PROBLEM TO WORK ON: Write the lines out again, from the top of the material to the line containing "(0,0) rectangle (1224,1584);", pictures excluded.

DATA PROVIDED:
+ + + + +

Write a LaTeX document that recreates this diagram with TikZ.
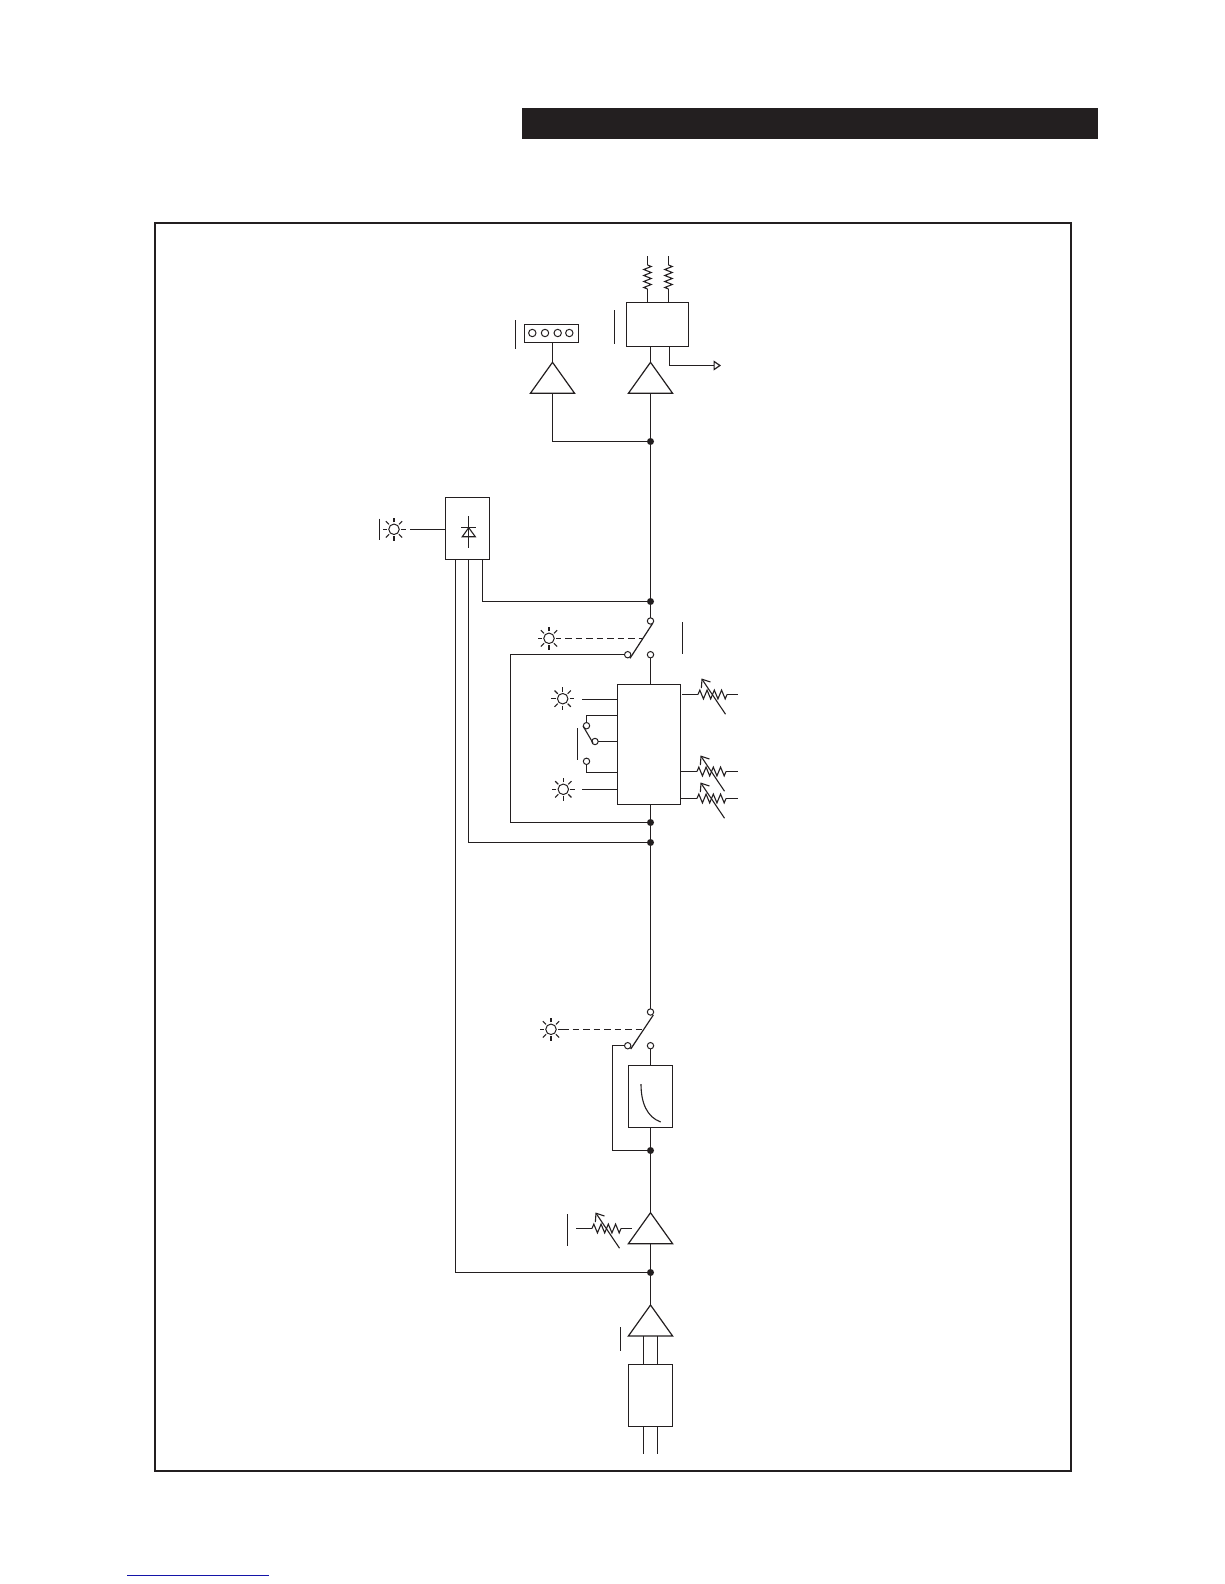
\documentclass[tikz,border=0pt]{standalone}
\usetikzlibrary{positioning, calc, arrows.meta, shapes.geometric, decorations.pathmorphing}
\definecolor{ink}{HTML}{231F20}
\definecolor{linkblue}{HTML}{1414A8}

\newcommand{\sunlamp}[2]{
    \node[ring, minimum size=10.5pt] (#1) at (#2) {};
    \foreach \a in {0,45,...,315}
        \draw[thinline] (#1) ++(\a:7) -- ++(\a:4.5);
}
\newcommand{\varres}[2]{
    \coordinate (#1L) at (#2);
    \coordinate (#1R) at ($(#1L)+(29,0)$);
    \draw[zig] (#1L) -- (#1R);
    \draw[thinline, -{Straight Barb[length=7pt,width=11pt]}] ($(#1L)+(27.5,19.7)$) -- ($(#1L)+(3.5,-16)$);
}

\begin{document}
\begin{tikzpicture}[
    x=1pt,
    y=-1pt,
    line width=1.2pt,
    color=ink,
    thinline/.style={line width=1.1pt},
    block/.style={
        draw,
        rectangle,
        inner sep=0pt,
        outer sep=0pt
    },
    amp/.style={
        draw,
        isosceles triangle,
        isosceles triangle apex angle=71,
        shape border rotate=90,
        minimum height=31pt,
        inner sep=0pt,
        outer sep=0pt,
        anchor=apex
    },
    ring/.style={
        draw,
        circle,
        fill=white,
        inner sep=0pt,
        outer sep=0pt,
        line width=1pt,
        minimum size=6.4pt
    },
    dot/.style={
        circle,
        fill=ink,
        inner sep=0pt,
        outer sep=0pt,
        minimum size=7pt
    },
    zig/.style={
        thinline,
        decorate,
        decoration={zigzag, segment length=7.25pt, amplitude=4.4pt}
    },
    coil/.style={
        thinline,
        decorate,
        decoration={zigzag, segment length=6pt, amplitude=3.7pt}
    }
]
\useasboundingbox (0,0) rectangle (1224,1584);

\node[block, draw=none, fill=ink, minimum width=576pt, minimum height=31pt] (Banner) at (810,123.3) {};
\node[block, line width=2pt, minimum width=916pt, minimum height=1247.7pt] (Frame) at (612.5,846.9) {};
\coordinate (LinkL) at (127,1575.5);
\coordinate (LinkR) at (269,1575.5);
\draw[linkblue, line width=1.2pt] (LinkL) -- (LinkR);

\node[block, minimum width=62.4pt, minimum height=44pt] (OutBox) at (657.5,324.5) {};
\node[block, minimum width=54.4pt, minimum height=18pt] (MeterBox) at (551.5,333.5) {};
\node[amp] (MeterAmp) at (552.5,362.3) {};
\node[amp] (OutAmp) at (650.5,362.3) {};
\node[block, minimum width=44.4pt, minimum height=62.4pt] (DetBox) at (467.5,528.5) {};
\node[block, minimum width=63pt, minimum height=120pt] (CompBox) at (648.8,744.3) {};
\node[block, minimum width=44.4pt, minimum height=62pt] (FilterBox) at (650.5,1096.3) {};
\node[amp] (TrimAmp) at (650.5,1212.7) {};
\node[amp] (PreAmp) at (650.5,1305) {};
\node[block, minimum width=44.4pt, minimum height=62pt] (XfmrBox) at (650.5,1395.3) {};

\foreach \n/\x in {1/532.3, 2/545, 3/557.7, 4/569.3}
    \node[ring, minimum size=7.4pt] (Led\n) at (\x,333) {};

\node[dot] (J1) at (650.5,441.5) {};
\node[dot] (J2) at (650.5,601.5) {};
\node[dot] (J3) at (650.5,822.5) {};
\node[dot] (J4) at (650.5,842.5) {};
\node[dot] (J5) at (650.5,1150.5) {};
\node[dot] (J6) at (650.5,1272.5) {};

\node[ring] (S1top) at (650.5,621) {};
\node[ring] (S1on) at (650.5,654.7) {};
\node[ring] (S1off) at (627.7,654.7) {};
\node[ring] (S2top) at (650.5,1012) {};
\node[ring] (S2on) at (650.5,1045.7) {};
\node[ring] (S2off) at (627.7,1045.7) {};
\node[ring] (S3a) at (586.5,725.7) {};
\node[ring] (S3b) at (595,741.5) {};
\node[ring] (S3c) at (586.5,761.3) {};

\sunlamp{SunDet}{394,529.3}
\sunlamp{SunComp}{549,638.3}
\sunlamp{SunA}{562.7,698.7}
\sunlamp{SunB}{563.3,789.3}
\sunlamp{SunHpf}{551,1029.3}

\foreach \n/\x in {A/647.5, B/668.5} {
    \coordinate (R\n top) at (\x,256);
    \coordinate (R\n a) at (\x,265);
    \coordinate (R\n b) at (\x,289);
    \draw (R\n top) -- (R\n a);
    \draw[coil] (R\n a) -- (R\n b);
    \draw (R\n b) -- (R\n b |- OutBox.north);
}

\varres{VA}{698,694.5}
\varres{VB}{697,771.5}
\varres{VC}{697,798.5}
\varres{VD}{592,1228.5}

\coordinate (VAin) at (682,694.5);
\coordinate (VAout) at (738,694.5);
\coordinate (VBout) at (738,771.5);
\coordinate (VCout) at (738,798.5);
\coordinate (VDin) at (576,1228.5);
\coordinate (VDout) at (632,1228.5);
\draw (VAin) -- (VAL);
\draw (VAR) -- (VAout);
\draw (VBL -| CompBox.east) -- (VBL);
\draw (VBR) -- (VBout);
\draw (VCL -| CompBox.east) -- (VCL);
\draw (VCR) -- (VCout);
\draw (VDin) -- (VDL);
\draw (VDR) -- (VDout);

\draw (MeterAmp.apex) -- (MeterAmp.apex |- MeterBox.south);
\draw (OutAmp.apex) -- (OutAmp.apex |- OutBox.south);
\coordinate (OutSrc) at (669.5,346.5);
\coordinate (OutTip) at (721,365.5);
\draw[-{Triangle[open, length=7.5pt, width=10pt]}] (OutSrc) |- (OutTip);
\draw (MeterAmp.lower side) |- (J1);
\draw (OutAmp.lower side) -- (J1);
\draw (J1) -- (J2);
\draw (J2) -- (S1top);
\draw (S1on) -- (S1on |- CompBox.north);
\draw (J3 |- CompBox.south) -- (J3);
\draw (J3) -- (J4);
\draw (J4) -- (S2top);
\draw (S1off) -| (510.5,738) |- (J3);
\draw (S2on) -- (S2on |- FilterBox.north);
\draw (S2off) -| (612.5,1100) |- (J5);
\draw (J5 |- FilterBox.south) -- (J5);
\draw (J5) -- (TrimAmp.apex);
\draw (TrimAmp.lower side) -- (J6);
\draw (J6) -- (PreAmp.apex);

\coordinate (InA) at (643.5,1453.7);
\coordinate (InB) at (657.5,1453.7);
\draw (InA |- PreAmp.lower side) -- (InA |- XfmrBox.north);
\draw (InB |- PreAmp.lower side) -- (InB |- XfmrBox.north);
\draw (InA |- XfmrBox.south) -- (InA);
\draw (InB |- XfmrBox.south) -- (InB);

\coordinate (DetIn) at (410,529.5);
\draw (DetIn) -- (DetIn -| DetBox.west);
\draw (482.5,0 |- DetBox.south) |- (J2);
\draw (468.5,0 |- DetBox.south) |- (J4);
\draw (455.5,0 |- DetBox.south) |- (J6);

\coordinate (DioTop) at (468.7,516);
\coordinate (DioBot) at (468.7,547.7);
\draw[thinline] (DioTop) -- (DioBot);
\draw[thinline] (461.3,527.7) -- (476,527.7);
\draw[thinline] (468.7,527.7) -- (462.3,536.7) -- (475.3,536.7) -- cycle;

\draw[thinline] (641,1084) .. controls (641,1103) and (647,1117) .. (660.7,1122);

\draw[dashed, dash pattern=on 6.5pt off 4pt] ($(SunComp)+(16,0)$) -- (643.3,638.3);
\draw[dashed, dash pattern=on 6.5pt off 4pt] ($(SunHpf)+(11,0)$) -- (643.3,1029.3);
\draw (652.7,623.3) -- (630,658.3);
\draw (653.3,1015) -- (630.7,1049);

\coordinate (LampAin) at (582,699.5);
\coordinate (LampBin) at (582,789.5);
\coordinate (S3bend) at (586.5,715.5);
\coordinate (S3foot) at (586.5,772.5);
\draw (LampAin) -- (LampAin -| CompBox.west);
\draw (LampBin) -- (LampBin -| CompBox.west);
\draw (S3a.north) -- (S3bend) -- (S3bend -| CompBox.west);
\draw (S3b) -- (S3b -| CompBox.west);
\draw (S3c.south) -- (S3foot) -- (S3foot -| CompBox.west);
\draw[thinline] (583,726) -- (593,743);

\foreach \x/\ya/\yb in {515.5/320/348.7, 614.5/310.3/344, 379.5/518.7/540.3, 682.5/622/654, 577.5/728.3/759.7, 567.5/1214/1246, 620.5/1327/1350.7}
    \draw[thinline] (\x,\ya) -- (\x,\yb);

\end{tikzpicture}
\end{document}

+ + + + +

EXERCISE OUTPUT:
Write a LaTeX document that recreates this diagram with TikZ.
\documentclass[tikz,border=0pt]{standalone}
\usetikzlibrary{positioning, calc, arrows.meta, shapes.geometric, decorations.pathmorphing}
\definecolor{ink}{HTML}{231F20}
\definecolor{linkblue}{HTML}{1414A8}

\newcommand{\sunlamp}[2]{
    \node[ring, minimum size=10.5pt] (#1) at (#2) {};
    \foreach \a in {0,45,...,315}
        \draw[thinline] (#1) ++(\a:7) -- ++(\a:4.5);
}
\newcommand{\varres}[2]{
    \coordinate (#1L) at (#2);
    \coordinate (#1R) at ($(#1L)+(29,0)$);
    \draw[zig] (#1L) -- (#1R);
    \draw[thinline, -{Straight Barb[length=7pt,width=11pt]}] ($(#1L)+(27.5,19.7)$) -- ($(#1L)+(3.5,-16)$);
}

\begin{document}
\begin{tikzpicture}[
    x=1pt,
    y=-1pt,
    line width=1.2pt,
    color=ink,
    thinline/.style={line width=1.1pt},
    block/.style={
        draw,
        rectangle,
        inner sep=0pt,
        outer sep=0pt
    },
    amp/.style={
        draw,
        isosceles triangle,
        isosceles triangle apex angle=71,
        shape border rotate=90,
        minimum height=31pt,
        inner sep=0pt,
        outer sep=0pt,
        anchor=apex
    },
    ring/.style={
        draw,
        circle,
        fill=white,
        inner sep=0pt,
        outer sep=0pt,
        line width=1pt,
        minimum size=6.4pt
    },
    dot/.style={
        circle,
        fill=ink,
        inner sep=0pt,
        outer sep=0pt,
        minimum size=7pt
    },
    zig/.style={
        thinline,
        decorate,
        decoration={zigzag, segment length=7.25pt, amplitude=4.4pt}
    },
    coil/.style={
        thinline,
        decorate,
        decoration={zigzag, segment length=6pt, amplitude=3.7pt}
    }
]
\useasboundingbox (0,0) rectangle (1224,1584);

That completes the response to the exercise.